First Nation leaders see the court's decision as a sign the province knows it can't defend the position it has taken on resource harvesting on traditional Aboriginal lands.
In cases involving several First Nations, the province had attempted to secure stop work orders on logging operations authorized by First Nation governments. The cases, Jules, Wilson, and Harper Lake were similar in that the province first tried to stop the band or tribal council from logging and then tried to walk away from the court proceedings.
In 1999, the Shuswap Nation Tribal Council issued logging permits to members so they could cut timber for housing purposes on reserve. The provincial government went to court to get an injunction to stop the logging, asserting that only it alone had the authority to issue such permits.
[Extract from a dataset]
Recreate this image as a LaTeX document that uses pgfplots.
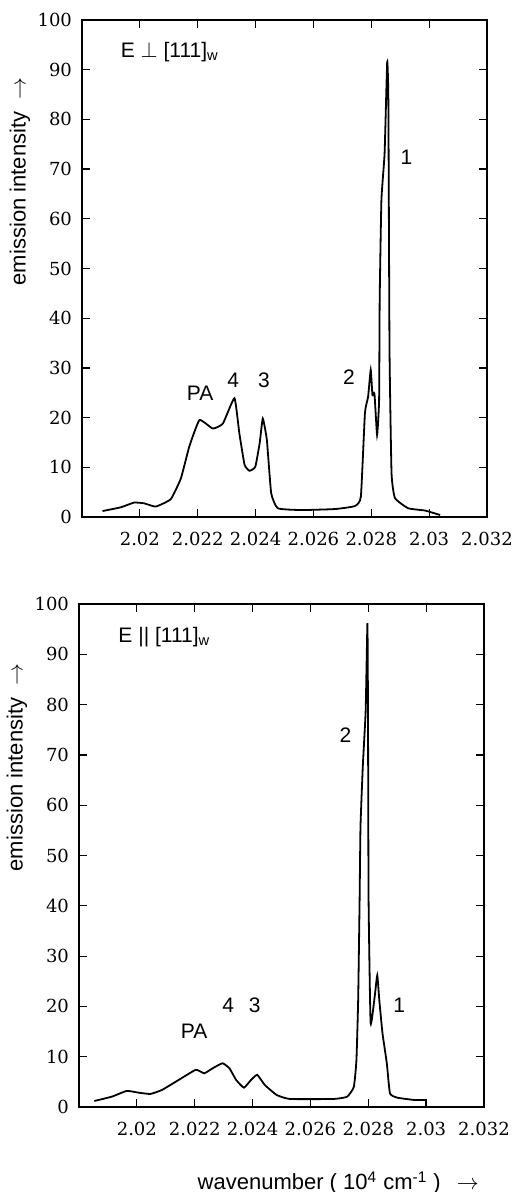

The case has been going through the courts in British Columbia since then.
Tribal council sources say the province announced it was dropping the charges just before Christmas. But the First Nations and tribal councils involved, encouraged by Supreme Court of Canada rulings that strengthened the First Nation position that effective consultation must be done with them by government and industry before resource development can be commenced on land under claim, refused to let the province back out.
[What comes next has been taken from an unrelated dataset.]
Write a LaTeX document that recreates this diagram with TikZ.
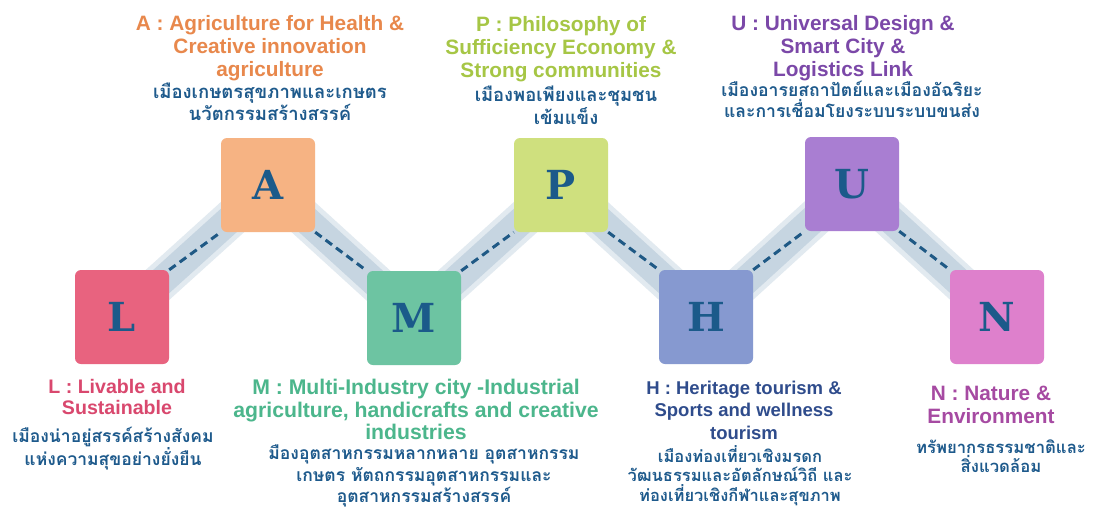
\documentclass[tikz,border=0pt]{standalone}
\usepackage{fontspec}
\setmainfont{Liberation Sans}
\newfontfamily\thaifont[Script=Thai]{Loma}
\newfontfamily\slabfont{DejaVu Serif}
\definecolor{cL}{HTML}{E8637F}
\definecolor{cA}{HTML}{F6B383}
\definecolor{cM}{HTML}{6DC4A2}
\definecolor{cP}{HTML}{CFE07E}
\definecolor{cH}{HTML}{8699D0}
\definecolor{cU}{HTML}{A97ED2}
\definecolor{cN}{HTML}{DE80CC}
\definecolor{tL}{HTML}{D9486E}
\definecolor{tA}{HTML}{E8884C}
\definecolor{tM}{HTML}{4CB68C}
\definecolor{tP}{HTML}{A6C645}
\definecolor{tH}{HTML}{2F4C8C}
\definecolor{tU}{HTML}{7B48A8}
\definecolor{tN}{HTML}{A64AA2}
\definecolor{thai}{HTML}{1E5A8C}
\definecolor{letter}{HTML}{1B5A8A}
\definecolor{bandc}{HTML}{C6D5E1}
\definecolor{bandsoft}{HTML}{E2EAF0}
\definecolor{dashc}{HTML}{1F5985}
\tikzset{
  box/.style={rounded corners=6pt, minimum size=94pt, inner sep=0pt, text=letter,
    font=\slabfont\bfseries\fontsize{40}{40}\selectfont},
  bandsoftline/.style={line width=38pt, bandsoft},
  bandline/.style={line width=28pt, bandc},
  dashline/.style={line width=3pt, dashc, dash pattern=on 8pt off 5pt},
  entext/.style 2 args={anchor=north, inner sep=0pt, align=center,
    font=\bfseries\fontsize{#1}{#2}\selectfont},
  thtext/.style 2 args={anchor=north, inner sep=0pt, align=center, text=thai,
    font=\thaifont\bfseries\fontsize{#1}{#2}\selectfont}
}
\begin{document}
\begin{tikzpicture}[x=1pt,y=-1pt]
\useasboundingbox[fill=white] (0,0) rectangle (1102,509);
% node positions
\coordinate (pL) at (122,317);
\coordinate (pA) at (268,185);
\coordinate (pM) at (414,318);
\coordinate (pP) at (561,185);
\coordinate (pH) at (706,317);
\coordinate (pU) at (852,184);
\coordinate (pN) at (997,317);
% bands
\foreach \a/\b in {pL/pA,pA/pM,pM/pP,pP/pH,pH/pU,pU/pN}{
  \draw[bandsoftline] (\a) -- (\b);
}
\foreach \a/\b in {pL/pA,pA/pM,pM/pP,pP/pH,pH/pU,pU/pN}{
  \draw[bandline] (\a) -- (\b);
}
% boxes (anchors)
\node[box] (L) at (pL) {};
\node[box] (A) at (pA) {};
\node[box] (M) at (pM) {};
\node[box] (P) at (pP) {};
\node[box] (H) at (pH) {};
\node[box] (U) at (pU) {};
\node[box] (N) at (pN) {};
% dashed links
\draw[dashline] (L.north east) -- (A.south west);
\draw[dashline] (A.south east) -- (M.north west);
\draw[dashline] (M.north east) -- (P.south west);
\draw[dashline] (P.south east) -- (H.north west);
\draw[dashline] (H.north east) -- (U.south west);
\draw[dashline] (U.south east) -- (N.north west);
% visible boxes
\node[box, fill=cL] (L) at (pL) {L};
\node[box, fill=cA] (A) at (pA) {A};
\node[box, fill=cM] (M) at (pM) {M};
\node[box, fill=cP] (P) at (pP) {P};
\node[box, fill=cH] (H) at (pH) {H};
\node[box, fill=cU] (U) at (pU) {U};
\node[box, fill=cN] (N) at (pN) {N};
% texts
\node[entext={20.8}{23}, text=tA] (eA) at (270,15) {A : Agriculture for Health \&\\Creative innovation\\agriculture};
\node[thtext={18.5}{20.5}] (hA) at (270,83) {เมืองเกษตรสุขภาพและเกษตร\\นวัตกรรมสร้างสรรค์};
\node[entext={20.8}{23}, text=tP] (eP) at (561,16) {P : Philosophy of\\Sufficiency Economy \&\\Strong communities};
\node[thtext={18.4}{20.5}] (hP) at (566,86) {เมืองพอเพียงและชุมชน\\เข้มแข็ง};
\node[entext={20.8}{23}, text=tU] (eU) at (843,15) {U : Universal Design \&\\Smart City \&\\Logistics Link};
\node[thtext={17.6}{20.5}] (hU) at (852,81) {เมืองอารยสถาปัตย์และเมืองอัฉริยะ\\และการเชื่อมโยงระบบระบบขนส่ง};
\node[entext={19.6}{21.5}, text=tL] (eL) at (117,379) {L : Livable and\\Sustainable};
\node[thtext={17.5}{21}] (hL) at (113,427) {เมืองน่าอยู่สรรค์สร้างสังคม\\แห่งความสุขอย่างยั่งยืน};
\node[entext={21.2}{22.5}, text=tM] (eM) at (416,379) {M : Multi-Industry city -Industrial\\agriculture, handicrafts and creative\\industries};
\node[thtext={17.5}{21.3}] (hM) at (424,445) {มืองอุตสาหกรรมหลากหลาย อุตสาหกรรม\\เกษตร หัตถกรรมอุตสาหกรรมและ\\อุตสาหกรรมสร้างสรรค์};
\node[entext={18.5}{22.2}, text=tH] (eH) at (744,381) {H : Heritage tourism \&\\Sports and wellness\\tourism};
\node[thtext={16.5}{19.6}] (hH) at (740,445) {เมืองท่องเที่ยวเชิงมรดก\\วัฒนธรรมและอัตลักษณ์วิถี และ\\ท่องเที่ยวเชิงกีฬาและสุขภาพ};
\node[entext={20.8}{22.5}, text=tN] (eN) at (991,386) {N : Nature \&\\Environment};
\node[thtext={16.7}{18.5}] (hN) at (1001,440) {ทรัพยากรธรรมชาติและ\\สิ่งแวดล้อม};
\end{tikzpicture}
\end{document}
On March 15, Shuswap Tribal Council Chairman Nathan Matthew announced that British Columbia Supreme Court Justice Jon S. Sigurdson had ruled in favor of his tribal council and had refused to allow the province to back out of the cases.
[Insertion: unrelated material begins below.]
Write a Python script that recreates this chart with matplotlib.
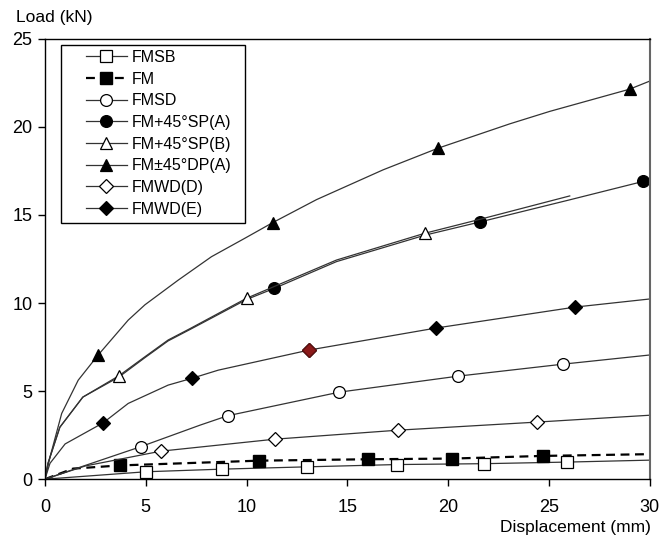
import numpy as np
import matplotlib.pyplot as plt
from matplotlib.patches import Rectangle

plt.rcParams['font.family'] = ['Liberation Sans', 'DejaVu Sans']

# curves: (x, y), markers at given indices
fmsb_x = [0, 5.0, 8.8, 13.0, 17.45, 21.8, 25.9, 30]
fmsb_y = [0, 0.42, 0.57, 0.7, 0.83, 0.88, 0.97, 1.08]
fmsb_m = [1, 2, 3, 4, 5, 6]

fm_x = [0, 1.4, 3.72, 10.6, 16.0, 20.2, 24.7, 30]
fm_y = [0, 0.6, 0.78, 1.05, 1.13, 1.17, 1.32, 1.42]
fm_m = [2, 3, 4, 5, 6]

fmsd_x = [0, 2.0, 4.74, 7.7, 9.06, 14.6, 20.5, 25.7, 30]
fmsd_y = [0, 0.78, 1.84, 3.07, 3.6, 4.94, 5.85, 6.53, 7.05]
fmsd_m = [2, 4, 5, 6, 7]

spa_x = [0, 0.15, 0.74, 1.88, 3.67, 4.96, 6.11, 7.2, 10.0, 11.37, 14.46, 18.84, 21.57, 26.0, 29.66, 30]
spa_y = [0, 0.9, 2.95, 4.66, 5.8, 6.9, 7.85, 8.5, 10.2, 10.83, 12.35, 13.85, 14.6, 15.85, 16.9, 17.05]
spa_m = [9, 12, 14]

spb_x = [0, 0.15, 0.74, 1.88, 3.67, 4.96, 6.11, 7.2, 10.0, 14.46, 18.84, 21.57, 26.03]
spb_y = [0, 0.9, 2.95, 4.66, 5.87, 6.95, 7.9, 8.55, 10.27, 12.44, 13.96, 14.75, 16.08]
spb_m = [4, 8, 10]

dpa_x = [0, 0.25, 0.83, 1.65, 2.64, 4.13, 4.96, 6.61, 8.26, 9.92, 11.29, 13.47, 16.77, 19.5, 23.05, 25.04, 29.0, 30]
dpa_y = [0, 1.25, 3.73, 5.62, 7.05, 9.03, 9.9, 11.3, 12.63, 13.68, 14.56, 15.87, 17.56, 18.79, 20.17, 20.88, 22.14, 22.6]
dpa_m = [4, 10, 13, 16]

wdd_x = [0, 2.0, 5.75, 11.4, 17.5, 24.4, 30]
wdd_y = [0, 0.75, 1.59, 2.27, 2.78, 3.24, 3.63]
wdd_m = [2, 3, 4, 5]

wde_x = [0, 0.25, 1.0, 2.89, 4.13, 6.11, 7.27, 8.6, 13.1, 19.4, 26.3, 30]
wde_y = [0, 0.9, 2.0, 3.2, 4.3, 5.34, 5.72, 6.19, 7.33, 8.58, 9.77, 10.23]
wde_m = [3, 6, 8, 9, 10]
wde_red = 8

fig = plt.figure(figsize=(6.61, 5.39), dpi=100)
ax = fig.add_axes([0.068, 0.111, 0.915, 0.817])

lc = '#333333'
lw = 0.9

def curve(x, y, m, marker, fc, label, ls='-', ms=8.5):
    ax.plot(x, y, ls=ls, color=lc, lw=lw, marker=marker, markevery=m,
            markersize=ms, markerfacecolor=fc, markeredgecolor='black',
            markeredgewidth=0.9, label=label)

curve(fmsb_x, fmsb_y, fmsb_m, 's', 'white', 'FMSB')
ax.plot(fm_x, fm_y, ls=(0, (4, 2.5)), color='black', lw=1.6, marker='s',
        markevery=fm_m, markersize=8.5, markerfacecolor='black',
        markeredgecolor='black', label='FM')
curve(fmsd_x, fmsd_y, fmsd_m, 'o', 'white', 'FMSD')
curve(spa_x, spa_y, spa_m, 'o', 'black', 'FM+45°SP(A)')
curve(spb_x, spb_y, spb_m, '^', 'white', 'FM+45°SP(B)')
curve(dpa_x, dpa_y, dpa_m, '^', 'black', 'FM±45°DP(A)')
curve(wdd_x, wdd_y, wdd_m, 'D', 'white', 'FMWD(D)', ms=7)
curve(wde_x, wde_y, wde_m, 'D', 'black', 'FMWD(E)', ms=7)
# one marker of FMWD(E) is dark red in the source
ax.plot([wde_x[wde_red]], [wde_y[wde_red]], ls='none', marker='D', markersize=7,
        markerfacecolor='#8b1a1a', markeredgecolor='#5a0f0f')

ax.set_xlim(0, 30)
ax.set_ylim(0, 25)
ax.set_xticks(np.arange(0, 31, 5))
ax.set_yticks(np.arange(0, 26, 5))
ax.tick_params(direction='out', length=5, width=1, labelsize=13, pad=4)
ax.tick_params(axis='x', pad=9)
for s in ['left', 'bottom', 'top']:
    ax.spines[s].set_linewidth(1.0)
ax.spines['right'].set_color('#666666')
ax.spines['right'].set_linewidth(1.5)

fig.text(0.024, 0.968, 'Load (kN)', fontsize=12.5, ha='left', va='center')
fig.text(0.985, 0.022, 'Displacement (mm)', fontsize=12.5, ha='right', va='center')

leg = ax.legend(loc='upper left', bbox_to_anchor=(0.0678, 0.975), fontsize=11.5,
                frameon=False, handlelength=2.55, handletextpad=0.3,
                labelspacing=0.42, borderpad=0, borderaxespad=0)
ax.add_patch(Rectangle((0.0264, 0.5818), 0.3042, 0.4046, transform=ax.transAxes,
                       fill=False, edgecolor='black', lw=1.0, zorder=5))

fig.savefig('out.png', dpi=100)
"The issue at stake in the Harper Lake litigation is the recognition of our Aboriginal rights and title, a right that was exercised by the issuance of timber cutting permits by the Shuswap Nation Tribal Council in 1999," Matthew said.
Not too far away from Shuswap territory, in Okanagan territory, a similar case produced an identical result.
"I am astonished that the province would rather 'weasel out' of a fair fight in court when in the past the province used every lame excuse to legally attack our judicially recognized Aboriginal title and rights," said Union of British Columbia Indian Chiefs President Stewart Phillip. "It is a clear and undeniable admission that the bands involved in Jules and Wilson have cases of substantial merit; in other words strong legal arguments that cannot be overcome."
Phillip accused the province of "deliberately obstructing First Nations in their efforts to achieve the outcome of the Supreme Court of Canada's Haida decision in terms of reconciliation, consultation and accommodation."
"Reconciliation can only occur when First Nations are recognized to have true and meaningful involvement in land and resource use decisions, allowing us to both benefit economically, but also to make the decisions necessary to protect our lands for future generations," he added. "Anything else is completely unacceptable."
Justice Sigurdson ruled that the case was of national interest and that it would proceed to trial. Shuswap sources say they felt they couldn't lose going to court: if BC was allowed to drop the cases, it would mean that their logging permits were legal. The same sources say it's possible, with a provincial election scheduled for May 17, that the government didn't want the negative publicity of trying to justify their failure to modify their resource licensing policies in light of the recent Taku and Haida decisions handed down by the Supreme Court of Canada.
First Nation sources across the province believe this matter will be decided eventually at the Supreme Court of Canada level many years from now. But thanks to another top court ruling, since the manner is of compelling public interest, the government will pay the legal bills for the Frst Nations as well as its own.